Beach Chairs in Harvard Yard

In the summer of 2020, a few months after the start of the pandemic, something in the Yard shifted.
By Paul G. Sullivan

Harvard Yard is chaos. It’s a hubbub of scooters and selfie-sticks. There are the students — speeding to class with such urgency you might think they’re on their way to deactivate a time bomb, or drifting in a cloud of self-doubt, staring down at their shoes. In Harvard Yard, you push past tourists, repeating “excuse me,” “excuse me,” “excuse me,” like some personal mantra. Harvard Yard, most of the time, is merely a route to other places, not so much a place in and of itself.

This, at least, has been my experience of Harvard Yard. I grew up in Cambridge and, as a teenager, the Yard was a shortcut from home to high school. I walked through it quickly, became expert at maneuvering around tour groups and outpacing Harvard students. In college, my relationship to the Yard only changed a little. I woke up after my first night sleeping in my dorm bed — on the first floor of Matthews — to a towheaded blonde family peering through my window at me, half-asleep and twisted in bed sheets. I kept the blinds closed for the rest of the year and joined the herd of Harvard students, noticing, as I walked to class, the newest scuff on my Doc Martens.

Then, in the summer of 2020, a few months after the start of the pandemic, something in the Yard shifted. Students and tourists cleared out of Cambridge and, in their absence, Cambridge locals made the Yard into a sort of commons. Young married couples brought picnic blankets and plump babies who pulled tiny fistfuls of grass out of the earth. Groups of friends constructed circles out of beach chairs and set down packs of beer and pizza boxes, turning the Yard into the site of a dinner party. Impossibly fit people ran up the steps of Widener two at a time; preteens plopped iPhones against trees and filmed TikTok dances; elderly couples passed through on their afternoon walks, moving slow, slow, slow.

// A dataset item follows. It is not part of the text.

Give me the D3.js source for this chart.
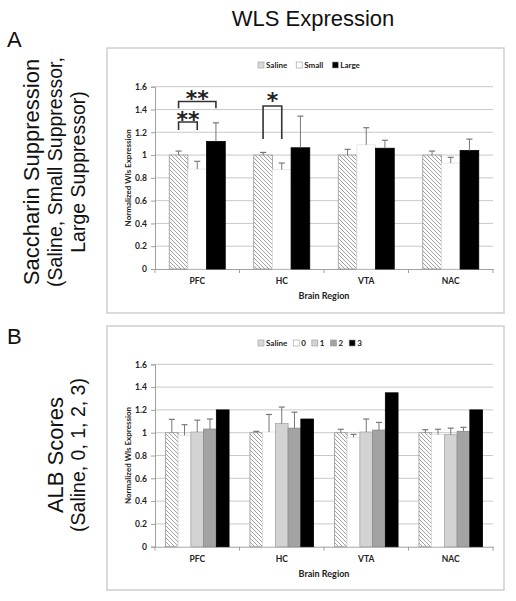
<!DOCTYPE html>
<html>
<head>
<meta charset="utf-8">
<script src="https://cdn.jsdelivr.net/npm/d3@7"></script>
<style>
  html, body { margin: 0; padding: 0; background: #fff; }
  svg { display: block; }
</style>
</head>
<body>
<div id="chart"></div>
<script>
// ---------------- DATA ----------------
const categories = ["PFC", "HC", "VTA", "NAC"];
const yTicks = [0, 0.2, 0.4, 0.6, 0.8, 1, 1.2, 1.4, 1.6];

// Panel A: Saccharin suppression
const seriesA = ["Saline", "Small", "Large"];
const salineA = [1.0, 1.0, 1.0, 1.0];
const salineAErr = [0.035, 0.023, 0.05, 0.035];
const smallA = [0.877, 0.871, 1.09, 0.93];
const smallAErr = [0.068, 0.059, 0.15, 0.05];
const largeA = [1.12, 1.064, 1.06, 1.04];
const largeAErr = [0.163, 0.278, 0.07, 0.10];

// significance brackets (panel A)
const sigCats = ["PFC", "PFC", "HC"];
const sigFrom = ["Saline", "Saline", "Saline"];
const sigTo = ["Small", "Large", "Small"];
const sigTop = [1.29, 1.47, 1.43];
const sigLeg = [1.22, 1.41, 1.14];
const sigLabel = ["**", "**", "*"];
const sigLabelY = [1.355, 1.54, 1.525];

// Panel B: ALB scores
const seriesB = ["Saline", "0", "1", "2", "3"];
const salineB = [1.0, 1.0, 1.0, 1.0];
const salineBErr = [0.117, 0.012, 0.03, 0.026];
const score0B = [0.977, 1.006, 0.96, 0.983];
const score0BErr = [0.093, 0.154, 0.025, 0.047];
const score1B = [1.006, 1.08, 1.006, 0.983];
const score1BErr = [0.104, 0.145, 0.114, 0.057];
const score2B = [1.032, 1.04, 1.023, 1.012];
const score2BErr = [0.088, 0.14, 0.067, 0.035];
const score3B = [1.2, 1.12, 1.35, 1.2];
const score3BErr = [0, 0, 0, 0];

// ---------------- SETUP ----------------
const W = 516, H = 601;
const svg = d3.select("#chart").append("svg").attr("width", W).attr("height", H);

const defs = svg.append("defs");
const pat = defs.append("pattern").attr("id", "hatch").attr("patternUnits", "userSpaceOnUse")
  .attr("width", 4).attr("height", 4);
pat.append("rect").attr("width", 4).attr("height", 4).attr("fill", "#fbfbfb");
pat.append("path").attr("d", "M-1,-1 L5,5 M-1,3 L1,5 M3,-1 L5,1")
  .attr("stroke", "#8c8c8c").attr("stroke-width", 0.8);

const styleMap = {
  "Saline": { fill: "url(#hatch)", stroke: "#9a9a9a", legendFill: "#d8d8d8" },
  "Small":  { fill: "#ffffff", stroke: "#e2e2e2", legendFill: "#ffffff" },
  "Large":  { fill: "#000000", stroke: "#000000", legendFill: "#000000" },
  "0":      { fill: "#ffffff", stroke: "#e2e2e2", legendFill: "#ffffff" },
  "1":      { fill: "#d3d3d3", stroke: "#a8a8a8", legendFill: "#d3d3d3" },
  "2":      { fill: "#a3a3a3", stroke: "#8a8a8a", legendFill: "#a3a3a3" },
  "3":      { fill: "#000000", stroke: "#000000", legendFill: "#000000" }
};

const chartFont = "Lato, 'Open Sans', sans-serif";
const sideFont = "'Liberation Sans', Arial, sans-serif";

// Main title
svg.append("text").attr("x", 313).attr("y", 26).attr("text-anchor", "middle")
  .attr("font-family", sideFont).attr("font-size", 22).attr("fill", "#111")
  .text("WLS Expression");

function drawPanel(opts) {
  const { box, yRange, series, values, errs, innerPad, legendY, legendItems } = opts;
  const g = svg.append("g");
  // panel border
  g.append("rect").attr("x", box[0]).attr("y", box[1])
    .attr("width", box[2] - box[0]).attr("height", box[3] - box[1])
    .attr("fill", "#fff").attr("stroke", "#cfcfcf").attr("stroke-width", 1.5);

  const x0 = d3.scaleBand().domain(categories).range([155, 493])
    .paddingInner(innerPad).paddingOuter(innerPad / 2);
  const x1 = d3.scaleBand().domain(series).range([0, x0.bandwidth()]);
  const y = d3.scaleLinear().domain([0, 1.6]).range(yRange);

  // gridlines
  g.append("g").selectAll("line").data(yTicks.filter(d => d > 0)).join("line")
    .attr("x1", 155).attr("x2", 493)
    .attr("y1", d => y(d)).attr("y2", d => y(d))
    .attr("stroke", "#c9c9c9").attr("stroke-width", 1);

  // y axis
  const yAxis = d3.axisLeft(y).tickValues(yTicks).tickSize(4).tickPadding(4)
    .tickFormat(d => d3.format("")(+d.toFixed(1)));
  const ya = g.append("g").attr("transform", "translate(155,0)").call(yAxis);
  ya.select(".domain").attr("stroke", "#a0a0a0");
  ya.selectAll(".tick line").attr("stroke", "#a0a0a0");
  ya.selectAll("text").attr("font-family", chartFont).attr("font-weight", "bold")
    .attr("font-size", 8.5).attr("fill", "#222");

  // x axis
  const xAxis = d3.axisBottom(x0).tickSize(0).tickPadding(9);
  const xa = g.append("g").attr("transform", `translate(0,${yRange[0]})`).call(xAxis);
  xa.select(".domain").attr("stroke", "#a0a0a0");
  xa.selectAll("text").attr("font-family", chartFont).attr("font-weight", "bold")
    .attr("font-size", 8.5).attr("fill", "#222");
  // category separator ticks
  const sepX = categories.map(c => x0(c) - x0.step() * innerPad / 2).concat([493]);
  xa.append("g").selectAll("line").data(sepX).join("line")
    .attr("x1", d => d).attr("x2", d => d).attr("y1", 0).attr("y2", 4)
    .attr("stroke", "#a0a0a0");

  // bars
  series.forEach((s, si) => {
    const st = styleMap[s];
    const bg = g.append("g");
    bg.selectAll("rect").data(categories).join("rect")
      .attr("x", c => x0(c) + x1(s))
      .attr("y", (c, i) => y(values[si][i]))
      .attr("width", x1.bandwidth())
      .attr("height", (c, i) => y(0) - y(values[si][i]))
      .attr("fill", st.fill).attr("stroke", st.stroke).attr("stroke-width", 0.8);
    // error bars
    const eg = g.append("g");
    categories.forEach((c, i) => {
      const e = errs[si][i];
      if (!e) return;
      const cx = x0(c) + x1(s) + x1.bandwidth() / 2;
      const yTop = y(values[si][i] + e), yBase = y(values[si][i]);
      eg.append("line").attr("x1", cx).attr("x2", cx).attr("y1", yBase).attr("y2", yTop)
        .attr("stroke", "#777").attr("stroke-width", 1);
      eg.append("line").attr("x1", cx - 3).attr("x2", cx + 3).attr("y1", yTop).attr("y2", yTop)
        .attr("stroke", "#777").attr("stroke-width", 1.2);
    });
  });

  // axis titles
  const midY = (yRange[0] + yRange[1]) / 2;
  g.append("text").attr("transform", `translate(131,${midY}) rotate(-90)`)
    .attr("text-anchor", "middle").attr("font-family", chartFont).attr("font-weight", "bold")
    .attr("font-size", 8).attr("fill", "#222").text("Normalized Wls Expression");
  g.append("text").attr("x", 324).attr("y", yRange[0] + 30).attr("text-anchor", "middle")
    .attr("font-family", chartFont).attr("font-weight", "bold")
    .attr("font-size", 9).attr("fill", "#222").text("Brain Region");

  // legend
  const lg = g.append("g");
  let lx = 258;
  legendItems.forEach((s, i) => {
    const st = styleMap[s];
    lg.append("rect").attr("x", lx).attr("y", legendY - 3.5).attr("width", 6).attr("height", 6)
      .attr("fill", st.legendFill).attr("stroke", "#999").attr("stroke-width", 0.6);
    const t = lg.append("text").attr("x", lx + 8).attr("y", legendY + 2.8)
      .attr("font-family", chartFont).attr("font-weight", "bold")
      .attr("font-size", 8).attr("fill", "#222").text(s);
    const w = t.node().getComputedTextLength();
    lx += 8 + w + opts.legendGap;
  });

  return { g, x0, x1, y };
}

const A = drawPanel({
  box: [107, 48, 504, 313], yRange: [269, 86.7], series: seriesA,
  values: [salineA, smallA, largeA], errs: [salineAErr, smallAErr, largeAErr],
  innerPad: 0.337, legendY: 65.5, legendItems: seriesA, legendGap: 9
});

// significance brackets
sigCats.forEach((c, i) => {
  const xa = A.x0(c) + A.x1(sigFrom[i]) + A.x1.bandwidth() / 2;
  const xb = A.x0(c) + A.x1(sigTo[i]) + A.x1.bandwidth() / 2;
  const yt = A.y(sigTop[i]), yl = A.y(sigLeg[i]);
  A.g.append("path").attr("d", `M${xa},${yl} L${xa},${yt} L${xb},${yt} L${xb},${yl}`)
    .attr("fill", "none").attr("stroke", "#333").attr("stroke-width", 1.6);
  const fs = 22;
  A.g.append("text").attr("x", (xa + xb) / 2).attr("y", A.y(sigLabelY[i]) + 0.56 * fs)
    .attr("text-anchor", "middle").attr("font-family", "'DejaVu Sans', sans-serif")
    .attr("font-weight", "bold")
    .attr("font-size", fs).attr("fill", "#222").text(sigLabel[i]);
});

drawPanel({
  box: [107, 326, 504, 590], yRange: [546.7, 364.3], series: seriesB,
  values: [salineB, score0B, score1B, score2B, score3B],
  errs: [salineBErr, score0BErr, score1BErr, score2BErr, score3BErr],
  innerPad: 0.247, legendY: 343.5, legendItems: seriesB, legendGap: 6
});

// Side labels
svg.append("text").attr("x", 7).attr("y", 47).attr("font-family", sideFont)
  .attr("font-size", 22).attr("fill", "#111").text("A");
svg.append("text").attr("x", 7).attr("y", 344).attr("font-family", sideFont)
  .attr("font-size", 22).attr("fill", "#111").text("B");

function sideLabel(lines, sizes, xs, cy) {
  lines.forEach((t, i) => {
    svg.append("text").attr("transform", `translate(${xs[i] + sizes[i] * 0.36},${cy}) rotate(-90)`)
      .attr("text-anchor", "middle").attr("font-family", sideFont)
      .attr("font-size", sizes[i]).attr("fill", "#111").text(t);
  });
}
sideLabel(["Saccharin Suppression", "(Saline, Small Suppressor,", "Large Suppressor)"],
  [22, 19.5, 19.5], [31, 55, 78], 172);
sideLabel(["ALB Scores", "(Saline, 0, 1, 2, 3)"], [22, 19.5], [55, 78], 455);
</script>
</body>
</html>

That summer, I also nestled myself within the gates and under the trees of Harvard Yard. I was usually alone. I spent hours writing music reviews that were too long and too personal. I read slowly, resting books on my belly and looking up at the sky and thinking languorously about how Harvard Yard was designed for just this: contemplation. It was modeled after the commons of Oxford and Cambridge, which, in turn, were modeled after monasteries. These spaces, fully enclosed on all sides, were meant to cut off students and monks from the outside world and facilitate reflective thought. When you entered them, you were supposed to feel like you had left behind the breakneck pace and overstimulation of everyday life.

Earlier this semester many people argued that access to the Yard should be restricted to Harvard affiliates only. Reasons were tossed around: health, safety, but, most interesting and perturbing to me, the necessity for quietude and contemplation. But, from what I experienced last year, it seems like the way toward that lies less in who uses the space and more in how the space is used. That summer, when I experienced contemplation in Harvard Yard, Harvard affiliates were nearly absent; instead, it was full of locals who were using the space in intentional, communal, unhurried ways. The Yard was not cut off from the world that summer — the world had just entered it in a different way. Not scooters, but beach chairs.